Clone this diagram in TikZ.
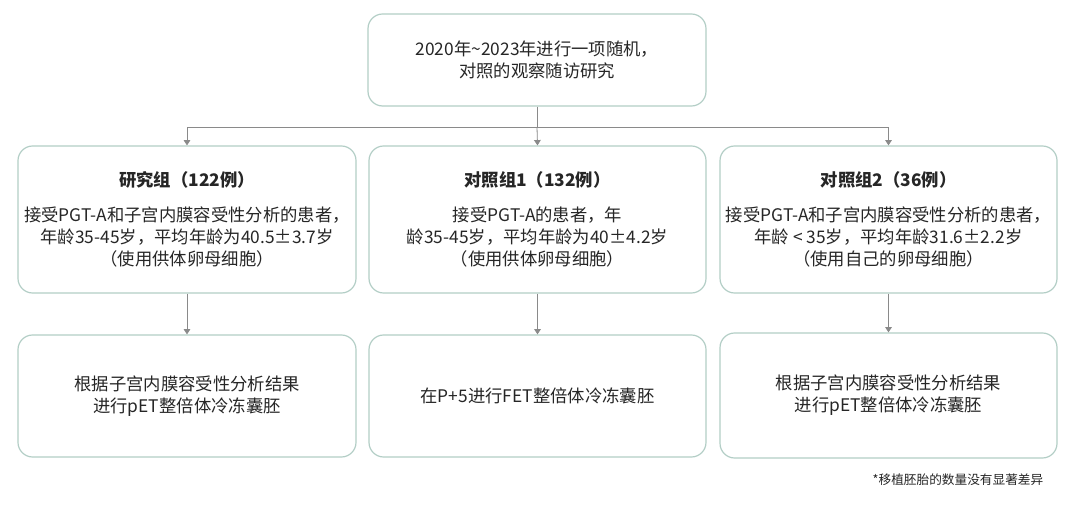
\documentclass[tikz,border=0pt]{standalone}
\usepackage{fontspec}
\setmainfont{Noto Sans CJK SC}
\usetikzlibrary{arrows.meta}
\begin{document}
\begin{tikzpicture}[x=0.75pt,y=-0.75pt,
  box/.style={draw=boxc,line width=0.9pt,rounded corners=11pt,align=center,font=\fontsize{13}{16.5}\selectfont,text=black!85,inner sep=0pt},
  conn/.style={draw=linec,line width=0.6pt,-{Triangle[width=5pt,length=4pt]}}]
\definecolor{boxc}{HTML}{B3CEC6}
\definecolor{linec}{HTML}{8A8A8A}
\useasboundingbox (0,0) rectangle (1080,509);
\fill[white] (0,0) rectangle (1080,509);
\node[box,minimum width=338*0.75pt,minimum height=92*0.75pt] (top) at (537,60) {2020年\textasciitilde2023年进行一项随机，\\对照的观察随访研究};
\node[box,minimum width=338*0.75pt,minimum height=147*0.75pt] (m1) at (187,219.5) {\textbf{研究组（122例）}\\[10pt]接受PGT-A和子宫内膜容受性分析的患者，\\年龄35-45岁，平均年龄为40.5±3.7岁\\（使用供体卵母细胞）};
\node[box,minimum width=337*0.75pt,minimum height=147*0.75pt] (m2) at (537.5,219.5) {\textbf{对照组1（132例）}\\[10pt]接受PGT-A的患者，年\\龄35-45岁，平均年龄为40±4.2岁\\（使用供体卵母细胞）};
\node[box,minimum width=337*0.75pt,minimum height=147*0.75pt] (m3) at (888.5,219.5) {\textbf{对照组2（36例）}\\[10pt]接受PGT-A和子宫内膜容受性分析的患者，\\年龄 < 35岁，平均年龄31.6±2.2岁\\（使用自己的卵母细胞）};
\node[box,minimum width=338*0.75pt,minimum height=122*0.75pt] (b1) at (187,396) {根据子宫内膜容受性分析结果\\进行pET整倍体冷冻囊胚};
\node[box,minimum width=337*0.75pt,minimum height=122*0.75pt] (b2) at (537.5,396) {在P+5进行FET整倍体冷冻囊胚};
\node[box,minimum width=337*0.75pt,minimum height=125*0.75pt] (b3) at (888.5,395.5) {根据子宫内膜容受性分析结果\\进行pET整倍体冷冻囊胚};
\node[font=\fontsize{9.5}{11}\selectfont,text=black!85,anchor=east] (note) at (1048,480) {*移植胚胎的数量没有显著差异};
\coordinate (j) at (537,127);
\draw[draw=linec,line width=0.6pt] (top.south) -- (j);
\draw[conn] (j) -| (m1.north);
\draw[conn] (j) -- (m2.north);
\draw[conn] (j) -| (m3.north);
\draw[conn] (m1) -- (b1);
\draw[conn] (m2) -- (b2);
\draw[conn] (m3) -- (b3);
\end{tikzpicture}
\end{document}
********************
What this task involves » Transcribe the whole listing exactly. Pictures stay out of your copy.

Task response »
Clone this diagram in TikZ.
\documentclass[tikz,border=0pt]{standalone}
\usepackage{fontspec}
\setmainfont{Noto Sans CJK SC}
\usetikzlibrary{arrows.meta}
\begin{document}
\begin{tikzpicture}[x=0.75pt,y=-0.75pt,
  box/.style={draw=boxc,line width=0.9pt,rounded corners=11pt,align=center,font=\fontsize{13}{16.5}\selectfont,text=black!85,inner sep=0pt},
  conn/.style={draw=linec,line width=0.6pt,-{Triangle[width=5pt,length=4pt]}}]
\definecolor{boxc}{HTML}{B3CEC6}
\definecolor{linec}{HTML}{8A8A8A}
\useasboundingbox (0,0) rectangle (1080,509);
\fill[white] (0,0) rectangle (1080,509);
\node[box,minimum width=338*0.75pt,minimum height=92*0.75pt] (top) at (537,60) {2020年\textasciitilde2023年进行一项随机，\\对照的观察随访研究};
\node[box,minimum width=338*0.75pt,minimum height=147*0.75pt] (m1) at (187,219.5) {\textbf{研究组（122例）}\\[10pt]接受PGT-A和子宫内膜容受性分析的患者，\\年龄35-45岁，平均年龄为40.5±3.7岁\\（使用供体卵母细胞）};
\node[box,minimum width=337*0.75pt,minimum height=147*0.75pt] (m2) at (537.5,219.5) {\textbf{对照组1（132例）}\\[10pt]接受PGT-A的患者，年\\龄35-45岁，平均年龄为40±4.2岁\\（使用供体卵母细胞）};
\node[box,minimum width=337*0.75pt,minimum height=147*0.75pt] (m3) at (888.5,219.5) {\textbf{对照组2（36例）}\\[10pt]接受PGT-A和子宫内膜容受性分析的患者，\\年龄 < 35岁，平均年龄31.6±2.2岁\\（使用自己的卵母细胞）};
\node[box,minimum width=338*0.75pt,minimum height=122*0.75pt] (b1) at (187,396) {根据子宫内膜容受性分析结果\\进行pET整倍体冷冻囊胚};
\node[box,minimum width=337*0.75pt,minimum height=122*0.75pt] (b2) at (537.5,396) {在P+5进行FET整倍体冷冻囊胚};
\node[box,minimum width=337*0.75pt,minimum height=125*0.75pt] (b3) at (888.5,395.5) {根据子宫内膜容受性分析结果\\进行pET整倍体冷冻囊胚};
\node[font=\fontsize{9.5}{11}\selectfont,text=black!85,anchor=east] (note) at (1048,480) {*移植胚胎的数量没有显著差异};
\coordinate (j) at (537,127);
\draw[draw=linec,line width=0.6pt] (top.south) -- (j);
\draw[conn] (j) -| (m1.north);
\draw[conn] (j) -- (m2.north);
\draw[conn] (j) -| (m3.north);
\draw[conn] (m1) -- (b1);
\draw[conn] (m2) -- (b2);
\draw[conn] (m3) -- (b3);
\end{tikzpicture}
\end{document}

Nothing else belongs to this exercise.